Set this up in month 1 so you can compare performance across regions.

Example analysis (6 months in):

  • US store: 10% conversion, $3,000 monthly revenue, 40% repeat rate
  • EU store: 1.8% conversion, $800 monthly revenue, 22% repeat rate
  • AU store: 2.2% conversion, $1,200 monthly revenue, 28% repeat rate

Insight: EU store is underperforming. Investigate: Is shipping cost too high? Are product descriptions unclear? Is VAT surprise at checkout? Use data to improve, not speculate.

The 12-Month Expansion Timeline

Month Task Effort Outcome
1 Validate region (traffic, demand, logistics) 2 weeks Decision: expand or not
2 Hire tax accountant, setup compliance 1 week VAT/GST registered
3 Build Expansion Store theme (use template) 3 weeks Store live (no inventory yet)
4 Localize product catalogs 4 weeks 80% of SKUs localized
5 Setup fulfillment (warehouse or 3PL) 4 weeks First orders fulfilled from region
6 Launch soft (email list, organic) 2 weeks 50 orders/month
7 Optimize checkout (reduce friction) 2 weeks Conversion improves to 2.5%
8 Launch paid acquisition (ads) Ongoing 200 orders/month
9-10 Scale acquisition Ongoing 400 orders/month
11-12 Analyze performance, plan year 2 2 weeks Profitability achieved or decision to optimize

Common Pitfalls & How to Avoid Them

Pitfall 1: Launching before validating demand

  • Fix: Run 4 weeks of traffic analysis before building anything

Pitfall 2: Not calculating shipping costs upfront

  • Fix: Model shipping economics before launching (35%+ of order = problem)

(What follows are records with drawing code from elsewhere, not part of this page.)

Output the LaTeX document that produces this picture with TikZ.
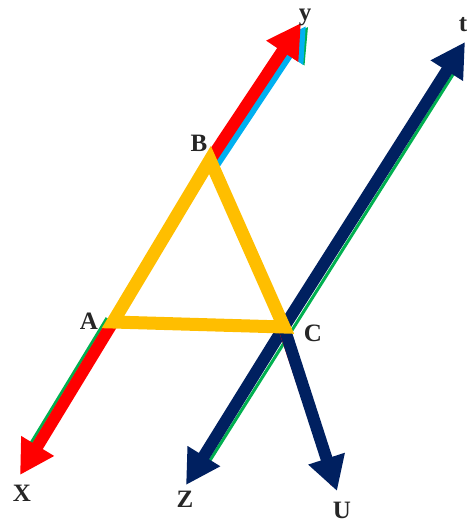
\documentclass[tikz,border=0pt]{standalone}
\usepackage{fontspec}
\setmainfont{Liberation Serif}
\usetikzlibrary{arrows.meta}

\begin{document}
\begin{tikzpicture}[x=1pt,y=-1pt,
  lbl/.style={font=\fontsize{25}{25}\selectfont\bfseries,text=black!85,inner sep=0pt},
  ray/.style={line width=12pt,-{Triangle[length=34pt,width=36pt]}},
  edge/.style={line width=3pt},
  tri/.style={draw=gold,line width=13pt,miter limit=10}]
\definecolor{gold}{RGB}{255,190,0}
\definecolor{navy}{RGB}{0,32,96}\definecolor{sky}{RGB}{0,176,240}
\definecolor{leaf}{RGB}{0,176,80}
\useasboundingbox (0,0) rectangle (474,526);
% ===== points =====
\coordinate (A) at (113,322);
\coordinate (B) at (210,160);
\coordinate (C) at (284,327);
\coordinate (x) at (20,475);
\coordinate (y) at (301,23);
\coordinate (z) at (186,485);
\coordinate (t) at (465,42);
\coordinate (u) at (337,491);
% ===== line XY (red, with shadows) =====
\draw[edge,leaf,shorten >=30pt] ([shift={(-6,-4)}]A) -- ([shift={(-6,-4)}]x);
\draw[ray,leaf,line width=3pt] ([shift={(7,4)}]B) -- ([shift={(7,4)}]y);
\draw[ray,sky] ([shift={(5,3)}]B) -- ([shift={(5,3)}]y);
\draw[ray,red] (B) -- (y);
\draw[ray,red] (A) -- (x);
% ===== line Zt (navy) =====
\draw[edge,leaf,shorten <=25pt,shorten >=30pt] ([shift={(6,4)}]z) -- ([shift={(6,4)}]t);
\draw[ray,navy] (C) -- (t);
\draw[ray,navy] (C) -- (z);
% ===== line CU =====
\draw[edge,red] ([shift={(-5,0)}]C) -- ([shift={(-5,-6)}]u);
\draw[ray,navy] (C) -- (u);
% ===== triangle ABC =====
\draw[tri] (A) -- (B) -- (C) -- cycle;
% ===== labels =====
\node[lbl] (ly) at (305,17) {y};
\node[lbl] (lt) at (463,25) {t};
\node[lbl] (lB) at (199,143) {B};
\node[lbl] (lA) at (89,321) {A};
\node[lbl] (lC) at (313,333) {C};
\node[lbl] (lX) at (22,493) {X};
\node[lbl] (lZ) at (185,499) {Z};
\node[lbl] (lU) at (342,510) {U};
\end{tikzpicture}
\end{document}
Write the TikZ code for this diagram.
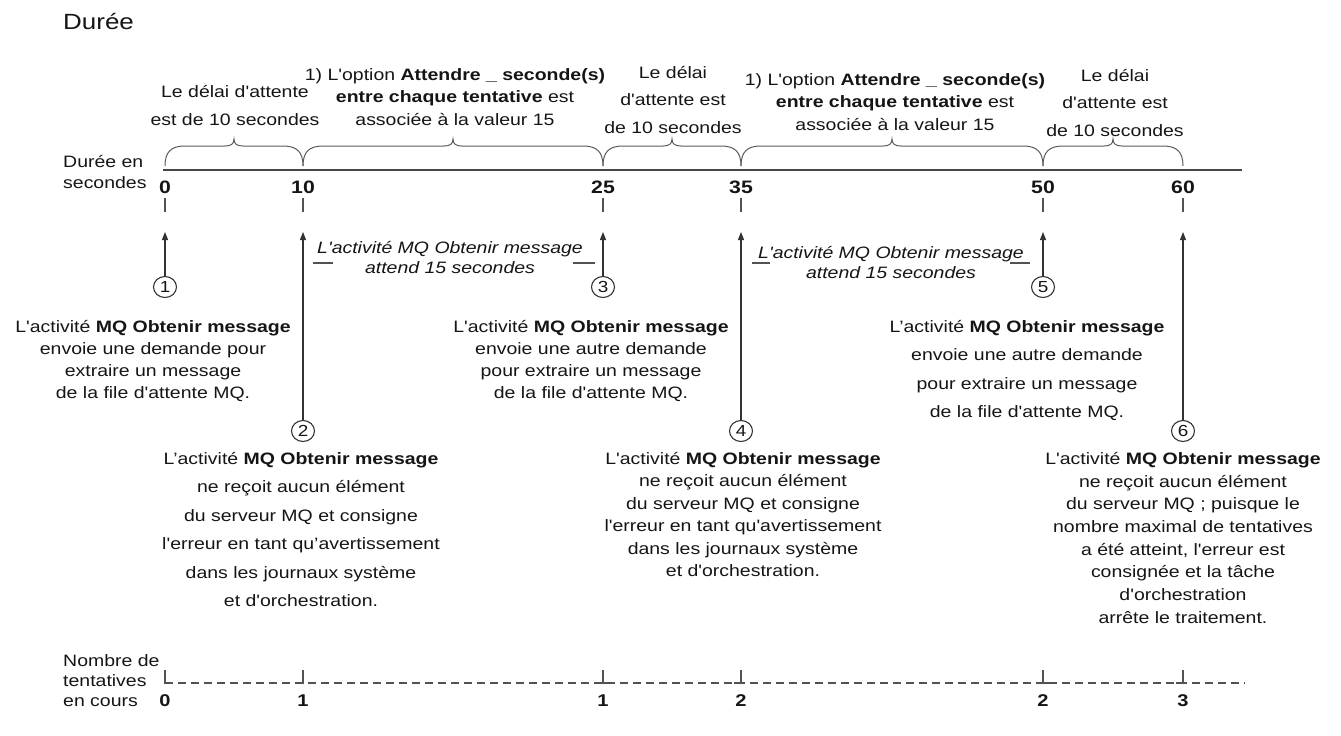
\documentclass[tikz,border=0pt]{standalone}
\usepackage{fontspec}
\setmainfont{Liberation Sans}[FakeStretch=1.18, Ligatures=TeXOff]
\usetikzlibrary{positioning,arrows.meta,shapes.geometric}

\definecolor{ink}{HTML}{151515}
\definecolor{rule}{HTML}{333333}

\begin{document}
\begin{tikzpicture}[x=1pt,y=-1pt,
  txt/.style={text=ink, inner sep=0pt, align=center, font=\fontsize{16.5}{22}\selectfont},
  lbl/.style={txt, anchor=north},
  num/.style={text=ink, inner sep=0pt, anchor=base, font=\fontsize{18}{18}\selectfont\bfseries},
  badge/.style={ellipse, draw=rule, line width=1.1pt, minimum width=23pt, minimum height=21pt,
    inner sep=0pt, text=ink, font=\fontsize{16}{16}\selectfont},
  pointer/.style={draw=rule, line width=1.1pt, -{Triangle[length=8pt,width=6pt]}},
  axisline/.style={draw=rule!90, line width=2.2pt},
  notch/.style={draw=rule!85, line width=1.4pt},
  curly/.style={draw=rule!80, line width=1pt},
  tries/.style={draw=rule!85, line width=1.6pt}
  ]
  \useasboundingbox (0,0) rectangle (1341,736);

  \node[txt, anchor=base west, font=\fontsize{22}{22}\selectfont] (title) at (63,29) {Durée};

  % time axis
  \node[txt, anchor=north west, align=left, font=\fontsize{16.5}{21}\selectfont] (axlabel) at (63,155) {Durée en\\secondes};
  \coordinate (axstart) at (163,170);
  \coordinate (axend) at (1242,170);
  \draw[axisline] (axstart) -- (axend);
  \foreach \x/\t [count=\i] in {165/0,303/10,603/25,741/35,1043/50,1183/60} {
    \node[num] (s\i) at (\x,193) {\t};
    \draw[notch] (\x,198) -- (\x,212);
  }

  % braces over the intervals
  \foreach \a/\b in {165/303,303/603,603/741,741/1043,1043/1183} {
    \pgfmathsetmacro\m{(\a+\b)/2}
    \draw[curly] (\a,166) .. controls (\a,152) and (\a+6,146) .. (\a+20,146) -- (\m-9,146)
      .. controls (\m-3,146) and (\m,144) .. (\m,139) .. controls (\m,144) and (\m+3,146) .. (\m+9,146)
      -- (\b-20,146) .. controls (\b-6,146) and (\b,152) .. (\b,166);
  }

  \node[lbl, font=\fontsize{16.5}{28}\selectfont] (wait1) at (235,85) {Le délai d'attente\\est de 10 secondes};
  \node[lbl, font=\fontsize{16.5}{22.5}\selectfont] (opt1) at (455,68) {1) L'option \textbf{Attendre \_ seconde(s)}\\\textbf{entre chaque tentative} est\\associée à la valeur 15};
  \node[lbl, font=\fontsize{16.5}{27.5}\selectfont] (wait2) at (673,66) {Le délai\\d'attente est\\de 10 secondes};
  \node[lbl, font=\fontsize{16.5}{22.5}\selectfont] (opt2) at (895,73) {1) L'option \textbf{Attendre \_ seconde(s)}\\\textbf{entre chaque tentative} est\\associée à la valeur 15};
  \node[lbl, font=\fontsize{16.5}{27.5}\selectfont] (wait3) at (1115,69) {Le délai\\d'attente est\\de 10 secondes};

  % pauses between two requests
  \node[lbl, font=\fontsize{16.5}{20.5}\selectfont\itshape] (pause1) at (450,241) {L'activité MQ Obtenir message\\attend 15 secondes};
  \node[lbl, font=\fontsize{16.5}{20.5}\selectfont\itshape] (pause2) at (891,246) {L'activité MQ Obtenir message\\attend 15 secondes};
  \draw[notch, line width=1.2pt] (313,263) -- (333,263);
  \draw[notch, line width=1.2pt] (573,263) -- (595,263);
  \draw[notch, line width=1.2pt] (752,263) -- (770,263);
  \draw[notch, line width=1.2pt] (1010,263) -- (1030,263);

  % steps and their arrows
  \foreach \x/\y/\n in {165/287/1,303/431/2,603/287/3,741/431/4,1043/287/5,1183/431/6} {
    \node[badge] (c\n) at (\x,\y) {\n};
    \coordinate (h\n) at (\x,232);
    \draw[pointer] (c\n) -- (h\n);
  }

  \node[lbl, below=22pt of c1, xshift=-12pt] (b1) {L'activité \textbf{MQ Obtenir message}\\envoie une demande pour\\extraire un message\\de la file d'attente MQ.};
  \node[lbl, below=10pt of c2, xshift=-2pt, font=\fontsize{16.5}{28.5}\selectfont] (b2) {L’activité \textbf{MQ Obtenir message}\\ne reçoit aucun élément\\du serveur MQ et consigne\\l'erreur en tant qu’avertissement\\dans les journaux système\\et d'orchestration.};
  \node[lbl, below=22pt of c3, xshift=-12pt] (b3) {L'activité \textbf{MQ Obtenir message}\\envoie une autre demande\\pour extraire un message\\de la file d'attente MQ.};
  \node[lbl, below=10pt of c4, xshift=2pt, font=\fontsize{16.5}{22.5}\selectfont] (b4) {L'activité \textbf{MQ Obtenir message}\\ne reçoit aucun élément\\du serveur MQ et consigne\\l'erreur en tant qu'avertissement\\dans les journaux système\\et d'orchestration.};
  \node[lbl, below=22pt of c5, xshift=-16pt, font=\fontsize{16.5}{28.5}\selectfont] (b5) {L’activité \textbf{MQ Obtenir message}\\envoie une autre demande\\pour extraire un message\\de la file d'attente MQ.};
  \node[lbl, below=10pt of c6, font=\fontsize{16.5}{22.7}\selectfont] (b6) {L'activité \textbf{MQ Obtenir message}\\ne reçoit aucun élément\\du serveur MQ ; puisque le\\nombre maximal de tentatives\\a été atteint, l'erreur est\\consignée et la tâche\\d'orchestration\\arrête le traitement.};

  % attempt counter
  \node[txt, anchor=north west, align=left, font=\fontsize{16.5}{20}\selectfont] (tlabel) at (63,654) {Nombre de\\tentatives\\en cours};
  \coordinate (ts) at (165,683);
  \coordinate (te) at (1245,683);
  \draw[tries, dash pattern=on 8pt off 5pt] (ts) -- (te);
  \foreach \x/\s/\t [count=\i] in {165/1/0,303/-1/1,603/1/1,741/-1/2,1043/1/2,1183/-1/3} {
    \draw[tries] (\x,670) -- (\x,683) -- ({\x+(\s)*7},683);
    \node[num, font=\fontsize{17}{17}\selectfont\bfseries] (n\i) at (\x,706) {\t};
  }
\end{tikzpicture}
\end{document}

Pitfall 3: Skipping VAT/tax setup

  • Fix: Hire tax advisor in month 1, not month 6 (back taxes are expensive)

Pitfall 4: Assuming one-size-fits-all product catalog

  • Fix: Localize sizing, descriptions, and product selection per region

Pitfall 5: Underestimating support costs

  • Fix: Budget for translated customer support or language-trained team

Ready to expand internationally on Shopify Plus?

Managing multiple regions is complex, but Shopify Plus is built for it. If you're ready to scale beyond your core market with proper infrastructure, reach out to Tenten. We help brands set up Expansion Stores, manage tax compliance, and optimize fulfillment across regions. Schedule a consultation to discuss your international expansion strategy.


Editorial Note
International expansion is a momentum play. Getting the infrastructure right upfront (tax, fulfillment, pricing) lets you focus on marketing and product. Get the infrastructure wrong, and you'll spend 6 months fixing compliance issues instead of scaling sales.

Frequently Asked Questions

How many Expansion Stores should I have?

Start with 1-2 in high-potential regions (EU, AU, UK). Expand to 3-5 if unit economics support it. Beyond 5 becomes hard to manage without significant operational overhead.

Can I use the same theme for all stores?

Yes, but localize key elements (currency, shipping messaging, product descriptions, imagery). A template saves time but shouldn't mean copy-paste.

Do I need a separate fulfillment center per region?

Not immediately. Start by shipping from your core market (higher shipping costs, simpler operations). As volume grows, add regional fulfillment if economics support it.

How do I unify customer data across stores?

Shopify Plus lets you enable unified customer accounts. Customers can log in to one account across all stores. Be careful with email list unification—some regions (EU) have GDPR restrictions on email marketing.

What's the payback period for Expansion Store investment?

6-12 months if you validate demand first. If you launch without validation, 18-24 months (or never profitable).